Written exercise
Omit the images, then print each record below exactly as it reads.

[start]

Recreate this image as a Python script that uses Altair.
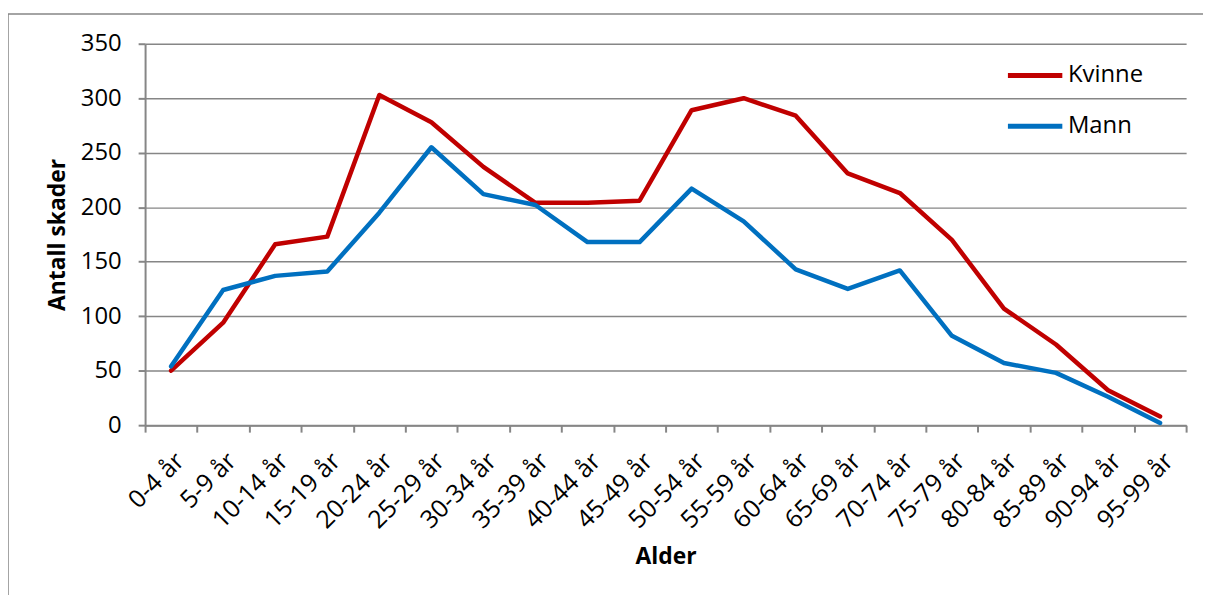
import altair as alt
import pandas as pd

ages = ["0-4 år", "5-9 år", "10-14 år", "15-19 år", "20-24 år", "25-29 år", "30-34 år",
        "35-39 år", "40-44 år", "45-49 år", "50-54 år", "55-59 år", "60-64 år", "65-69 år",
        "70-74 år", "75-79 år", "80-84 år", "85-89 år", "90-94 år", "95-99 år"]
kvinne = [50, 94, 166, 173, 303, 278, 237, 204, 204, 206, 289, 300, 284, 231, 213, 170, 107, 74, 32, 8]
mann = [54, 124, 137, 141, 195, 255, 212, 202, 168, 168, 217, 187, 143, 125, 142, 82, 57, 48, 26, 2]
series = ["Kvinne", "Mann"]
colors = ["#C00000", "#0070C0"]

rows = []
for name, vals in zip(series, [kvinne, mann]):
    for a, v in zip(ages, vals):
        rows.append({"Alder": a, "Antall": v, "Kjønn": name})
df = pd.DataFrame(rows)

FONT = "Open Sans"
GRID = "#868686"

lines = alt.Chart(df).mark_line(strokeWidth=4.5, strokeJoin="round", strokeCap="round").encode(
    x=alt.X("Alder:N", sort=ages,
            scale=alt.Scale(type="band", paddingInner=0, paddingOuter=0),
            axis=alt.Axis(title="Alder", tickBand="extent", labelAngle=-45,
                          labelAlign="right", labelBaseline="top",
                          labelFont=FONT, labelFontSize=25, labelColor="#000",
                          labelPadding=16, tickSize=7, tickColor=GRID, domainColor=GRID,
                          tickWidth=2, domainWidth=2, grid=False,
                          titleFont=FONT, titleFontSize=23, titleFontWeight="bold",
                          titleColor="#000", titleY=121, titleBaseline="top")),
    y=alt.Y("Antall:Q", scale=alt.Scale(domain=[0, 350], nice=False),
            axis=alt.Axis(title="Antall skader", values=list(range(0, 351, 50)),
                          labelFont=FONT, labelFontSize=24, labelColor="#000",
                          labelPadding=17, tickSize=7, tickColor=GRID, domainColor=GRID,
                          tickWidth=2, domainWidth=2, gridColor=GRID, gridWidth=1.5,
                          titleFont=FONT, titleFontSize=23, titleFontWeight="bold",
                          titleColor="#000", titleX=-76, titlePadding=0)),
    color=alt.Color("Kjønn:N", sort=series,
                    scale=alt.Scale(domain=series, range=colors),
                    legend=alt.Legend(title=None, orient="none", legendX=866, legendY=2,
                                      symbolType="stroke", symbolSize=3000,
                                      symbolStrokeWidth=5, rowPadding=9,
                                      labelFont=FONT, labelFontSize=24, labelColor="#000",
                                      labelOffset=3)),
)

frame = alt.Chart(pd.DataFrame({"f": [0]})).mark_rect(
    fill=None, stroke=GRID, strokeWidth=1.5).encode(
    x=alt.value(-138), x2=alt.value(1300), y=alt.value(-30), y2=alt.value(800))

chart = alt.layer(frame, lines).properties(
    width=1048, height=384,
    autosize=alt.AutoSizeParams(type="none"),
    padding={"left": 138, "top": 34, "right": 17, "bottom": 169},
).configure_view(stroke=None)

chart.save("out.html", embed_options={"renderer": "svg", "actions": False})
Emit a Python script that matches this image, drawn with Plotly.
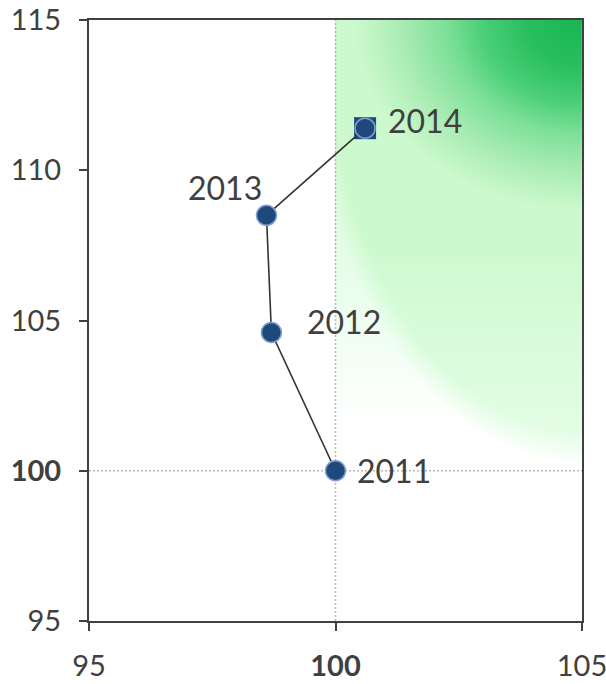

[end]

Completed exercise
Recreate this image as a Python script that uses Altair.
import altair as alt
import pandas as pd

ages = ["0-4 år", "5-9 år", "10-14 år", "15-19 år", "20-24 år", "25-29 år", "30-34 år",
        "35-39 år", "40-44 år", "45-49 år", "50-54 år", "55-59 år", "60-64 år", "65-69 år",
        "70-74 år", "75-79 år", "80-84 år", "85-89 år", "90-94 år", "95-99 år"]
kvinne = [50, 94, 166, 173, 303, 278, 237, 204, 204, 206, 289, 300, 284, 231, 213, 170, 107, 74, 32, 8]
mann = [54, 124, 137, 141, 195, 255, 212, 202, 168, 168, 217, 187, 143, 125, 142, 82, 57, 48, 26, 2]
series = ["Kvinne", "Mann"]
colors = ["#C00000", "#0070C0"]

rows = []
for name, vals in zip(series, [kvinne, mann]):
    for a, v in zip(ages, vals):
        rows.append({"Alder": a, "Antall": v, "Kjønn": name})
df = pd.DataFrame(rows)

FONT = "Open Sans"
GRID = "#868686"

lines = alt.Chart(df).mark_line(strokeWidth=4.5, strokeJoin="round", strokeCap="round").encode(
    x=alt.X("Alder:N", sort=ages,
            scale=alt.Scale(type="band", paddingInner=0, paddingOuter=0),
            axis=alt.Axis(title="Alder", tickBand="extent", labelAngle=-45,
                          labelAlign="right", labelBaseline="top",
                          labelFont=FONT, labelFontSize=25, labelColor="#000",
                          labelPadding=16, tickSize=7, tickColor=GRID, domainColor=GRID,
                          tickWidth=2, domainWidth=2, grid=False,
                          titleFont=FONT, titleFontSize=23, titleFontWeight="bold",
                          titleColor="#000", titleY=121, titleBaseline="top")),
    y=alt.Y("Antall:Q", scale=alt.Scale(domain=[0, 350], nice=False),
            axis=alt.Axis(title="Antall skader", values=list(range(0, 351, 50)),
                          labelFont=FONT, labelFontSize=24, labelColor="#000",
                          labelPadding=17, tickSize=7, tickColor=GRID, domainColor=GRID,
                          tickWidth=2, domainWidth=2, gridColor=GRID, gridWidth=1.5,
                          titleFont=FONT, titleFontSize=23, titleFontWeight="bold",
                          titleColor="#000", titleX=-76, titlePadding=0)),
    color=alt.Color("Kjønn:N", sort=series,
                    scale=alt.Scale(domain=series, range=colors),
                    legend=alt.Legend(title=None, orient="none", legendX=866, legendY=2,
                                      symbolType="stroke", symbolSize=3000,
                                      symbolStrokeWidth=5, rowPadding=9,
                                      labelFont=FONT, labelFontSize=24, labelColor="#000",
                                      labelOffset=3)),
)

frame = alt.Chart(pd.DataFrame({"f": [0]})).mark_rect(
    fill=None, stroke=GRID, strokeWidth=1.5).encode(
    x=alt.value(-138), x2=alt.value(1300), y=alt.value(-30), y2=alt.value(800))

chart = alt.layer(frame, lines).properties(
    width=1048, height=384,
    autosize=alt.AutoSizeParams(type="none"),
    padding={"left": 138, "top": 34, "right": 17, "bottom": 169},
).configure_view(stroke=None)

chart.save("out.html", embed_options={"renderer": "svg", "actions": False})
Emit a Python script that matches this image, drawn with Plotly.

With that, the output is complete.